• Short exercise: All the data below goes into the copy word for word, but the pictures don't.

• Recorded information:
····················

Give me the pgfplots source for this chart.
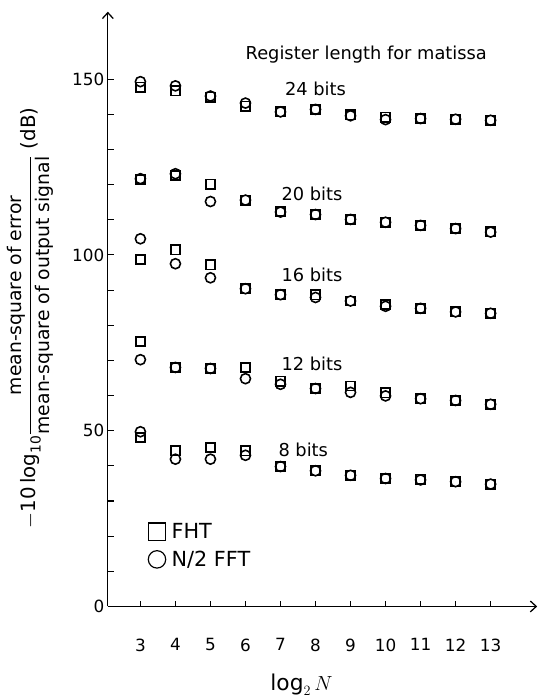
\documentclass[border=0pt]{standalone}
\usepackage{amsmath}
\usepackage{fontspec}
\setmainfont{DejaVu Sans}
\usepackage{pgfplots}
\usepackage{pgfplotstable}
\pgfplotsset{compat=1.18}
\usetikzlibrary{arrows.meta}

\pgfplotstableread{
x fht fft
3 147.7 149.3
4 146.7 148.1
5 144.9 145.2
6 142.3 143.2
7 140.7 140.7
8 141.4 141.4
9 139.9 139.6
10 139.2 138.5
11 138.8 138.8
12 138.6 138.6
13 138.3 138.3
}\bitsTwentyFour
\pgfplotstableread{
x fht fft
3 121.5 121.7
4 122.6 123.1
5 120.1 115.2
6 115.6 115.6
7 112.4 112.2
8 111.5 111.5
9 110.1 110.1
10 109.3 109.3
11 108.4 108.4
12 107.5 107.5
13 106.6 106.5
}\bitsTwenty
\pgfplotstableread{
x fht fft
3 98.7 104.6
4 101.5 97.5
5 97.2 93.5
6 90.4 90.4
7 88.7 88.7
8 88.7 87.9
9 86.9 86.9
10 85.9 85.4
11 84.8 84.8
12 83.8 83.8
13 83.4 83.4
}\bitsSixteen
\pgfplotstableread{
x fht fft
3 75.4 70.2
4 68.0 68.0
5 67.7 67.7
6 68.0 64.8
7 64.1 63.2
8 62.0 62.0
9 62.7 60.9
10 60.8 59.9
11 59.1 59.1
12 58.6 58.6
13 57.5 57.5
}\bitsTwelve
\pgfplotstableread{
x fht fft
3 48.1 49.7
4 44.3 41.9
5 45.2 41.9
6 44.3 43.0
7 39.8 39.8
8 38.6 38.6
9 37.3 37.3
10 36.4 36.4
11 36.2 36.0
12 35.5 35.5
13 34.8 34.8
}\bitsEight

\begin{document}
\begin{tikzpicture}
\begin{axis}[
  x=35.4bp, y=3.553bp,
  xmin=2.07, xmax=14.33, ymin=0, ymax=169.2,
  axis lines=left,
  axis line style={line width=1.3bp, -{Straight Barb[length=6bp,width=11bp,line width=1.3bp]}},
  clip=false,
  xtick={3,...,13},
  ytick={0,10,...,150},
  yticklabels={0,,,,,50,,,,,100,,,,,150},
  tick align=inside,
  major tick length=6bp,
  tick style={line width=1.1bp, black},
  /pgf/number format/assume math mode=true,
  tick label style={font=\fontsize{17bp}{19bp}\selectfont},
  xticklabel style={yshift=-29bp},
  legend style={draw=none, fill=none, at={(axis cs:3.22,17.3)}, anchor=west,
    font=\fontsize{21bp}{24bp}\selectfont, row sep=7bp, column sep=4bp, inner sep=0pt},
  legend cell align=left,
  legend image post style={mark size=8.8bp, line width=1.2bp},
  every axis plot/.append style={only marks, black, line width=1.6bp},
]
\addplot[mark=square, mark size=4.7bp] table[x=x, y=fht] {\bitsTwentyFour};
\addlegendentry{FHT}
\addplot[mark=o, mark size=5.1bp] table[x=x, y=fft] {\bitsTwentyFour};
\addlegendentry{N/2 FFT}
\addplot[mark=square, mark size=4.7bp, forget plot] table[x=x, y=fht] {\bitsTwenty};
\addplot[mark=o, mark size=5.1bp, forget plot] table[x=x, y=fft] {\bitsTwenty};
\addplot[mark=square, mark size=4.7bp, forget plot] table[x=x, y=fht] {\bitsSixteen};
\addplot[mark=o, mark size=5.1bp, forget plot] table[x=x, y=fft] {\bitsSixteen};
\addplot[mark=square, mark size=4.7bp, forget plot] table[x=x, y=fht] {\bitsTwelve};
\addplot[mark=o, mark size=5.1bp, forget plot] table[x=x, y=fft] {\bitsTwelve};
\addplot[mark=square, mark size=4.7bp, forget plot] table[x=x, y=fht] {\bitsEight};
\addplot[mark=o, mark size=5.1bp, forget plot] table[x=x, y=fft] {\bitsEight};

\begin{scope}[every node/.style={font=\fontsize{18bp}{20bp}\selectfont}]
\node at (axis cs:9.45,157) {Register length for matissa};
\node at (axis cs:8.0,147.2) {24 bits};
\node at (axis cs:7.9,117.4) {20 bits};
\node at (axis cs:7.9,94.3) {16 bits};
\node at (axis cs:7.9,68.9) {12 bits};
\node at (axis cs:7.65,44.5) {8 bits};
\end{scope}
\node[rotate=90, anchor=east, inner sep=0pt, font=\fontsize{20bp}{22bp}\selectfont]
  at (axis cs:-0.133,142) {$-\text{10}\,\text{log}_{\text{10}}\dfrac{\text{\fontsize{19bp}{21bp}\selectfont mean-square of error}}{\text{\fontsize{19bp}{21bp}\selectfont mean-square of output signal}}$ (dB)};
\node[font=\fontsize{22bp}{24bp}\selectfont] at (axis cs:7.6,-22.3) {$\log_2 N$};
\coordinate (O) at (axis cs:2.07,0);
\end{axis}
\path (O) ++(-109bp,-86bp) rectangle ++(546bp,699bp);
\end{tikzpicture}
\end{document}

····················

• Answer below:
Give me the pgfplots source for this chart.
\documentclass[border=0pt]{standalone}
\usepackage{amsmath}
\usepackage{fontspec}
\setmainfont{DejaVu Sans}
\usepackage{pgfplots}
\usepackage{pgfplotstable}
\pgfplotsset{compat=1.18}
\usetikzlibrary{arrows.meta}

\pgfplotstableread{
x fht fft
3 147.7 149.3
4 146.7 148.1
5 144.9 145.2
6 142.3 143.2
7 140.7 140.7
8 141.4 141.4
9 139.9 139.6
10 139.2 138.5
11 138.8 138.8
12 138.6 138.6
13 138.3 138.3
}\bitsTwentyFour
\pgfplotstableread{
x fht fft
3 121.5 121.7
4 122.6 123.1
5 120.1 115.2
6 115.6 115.6
7 112.4 112.2
8 111.5 111.5
9 110.1 110.1
10 109.3 109.3
11 108.4 108.4
12 107.5 107.5
13 106.6 106.5
}\bitsTwenty
\pgfplotstableread{
x fht fft
3 98.7 104.6
4 101.5 97.5
5 97.2 93.5
6 90.4 90.4
7 88.7 88.7
8 88.7 87.9
9 86.9 86.9
10 85.9 85.4
11 84.8 84.8
12 83.8 83.8
13 83.4 83.4
}\bitsSixteen
\pgfplotstableread{
x fht fft
3 75.4 70.2
4 68.0 68.0
5 67.7 67.7
6 68.0 64.8
7 64.1 63.2
8 62.0 62.0
9 62.7 60.9
10 60.8 59.9
11 59.1 59.1
12 58.6 58.6
13 57.5 57.5
}\bitsTwelve
\pgfplotstableread{
x fht fft
3 48.1 49.7
4 44.3 41.9
5 45.2 41.9
6 44.3 43.0
7 39.8 39.8
8 38.6 38.6
9 37.3 37.3
10 36.4 36.4
11 36.2 36.0
12 35.5 35.5
13 34.8 34.8
}\bitsEight

\begin{document}
\begin{tikzpicture}
\begin{axis}[
  x=35.4bp, y=3.553bp,
  xmin=2.07, xmax=14.33, ymin=0, ymax=169.2,
  axis lines=left,
  axis line style={line width=1.3bp, -{Straight Barb[length=6bp,width=11bp,line width=1.3bp]}},
  clip=false,
  xtick={3,...,13},
  ytick={0,10,...,150},
  yticklabels={0,,,,,50,,,,,100,,,,,150},
  tick align=inside,
  major tick length=6bp,
  tick style={line width=1.1bp, black},
  /pgf/number format/assume math mode=true,
  tick label style={font=\fontsize{17bp}{19bp}\selectfont},
  xticklabel style={yshift=-29bp},
  legend style={draw=none, fill=none, at={(axis cs:3.22,17.3)}, anchor=west,
    font=\fontsize{21bp}{24bp}\selectfont, row sep=7bp, column sep=4bp, inner sep=0pt},
  legend cell align=left,
  legend image post style={mark size=8.8bp, line width=1.2bp},
  every axis plot/.append style={only marks, black, line width=1.6bp},
]
\addplot[mark=square, mark size=4.7bp] table[x=x, y=fht] {\bitsTwentyFour};
\addlegendentry{FHT}
\addplot[mark=o, mark size=5.1bp] table[x=x, y=fft] {\bitsTwentyFour};
\addlegendentry{N/2 FFT}
\addplot[mark=square, mark size=4.7bp, forget plot] table[x=x, y=fht] {\bitsTwenty};
\addplot[mark=o, mark size=5.1bp, forget plot] table[x=x, y=fft] {\bitsTwenty};
\addplot[mark=square, mark size=4.7bp, forget plot] table[x=x, y=fht] {\bitsSixteen};
\addplot[mark=o, mark size=5.1bp, forget plot] table[x=x, y=fft] {\bitsSixteen};
\addplot[mark=square, mark size=4.7bp, forget plot] table[x=x, y=fht] {\bitsTwelve};
\addplot[mark=o, mark size=5.1bp, forget plot] table[x=x, y=fft] {\bitsTwelve};
\addplot[mark=square, mark size=4.7bp, forget plot] table[x=x, y=fht] {\bitsEight};
\addplot[mark=o, mark size=5.1bp, forget plot] table[x=x, y=fft] {\bitsEight};

\begin{scope}[every node/.style={font=\fontsize{18bp}{20bp}\selectfont}]
\node at (axis cs:9.45,157) {Register length for matissa};
\node at (axis cs:8.0,147.2) {24 bits};
\node at (axis cs:7.9,117.4) {20 bits};
\node at (axis cs:7.9,94.3) {16 bits};
\node at (axis cs:7.9,68.9) {12 bits};
\node at (axis cs:7.65,44.5) {8 bits};
\end{scope}
\node[rotate=90, anchor=east, inner sep=0pt, font=\fontsize{20bp}{22bp}\selectfont]
  at (axis cs:-0.133,142) {$-\text{10}\,\text{log}_{\text{10}}\dfrac{\text{\fontsize{19bp}{21bp}\selectfont mean-square of error}}{\text{\fontsize{19bp}{21bp}\selectfont mean-square of output signal}}$ (dB)};
\node[font=\fontsize{22bp}{24bp}\selectfont] at (axis cs:7.6,-22.3) {$\log_2 N$};
\coordinate (O) at (axis cs:2.07,0);
\end{axis}
\path (O) ++(-109bp,-86bp) rectangle ++(546bp,699bp);
\end{tikzpicture}
\end{document}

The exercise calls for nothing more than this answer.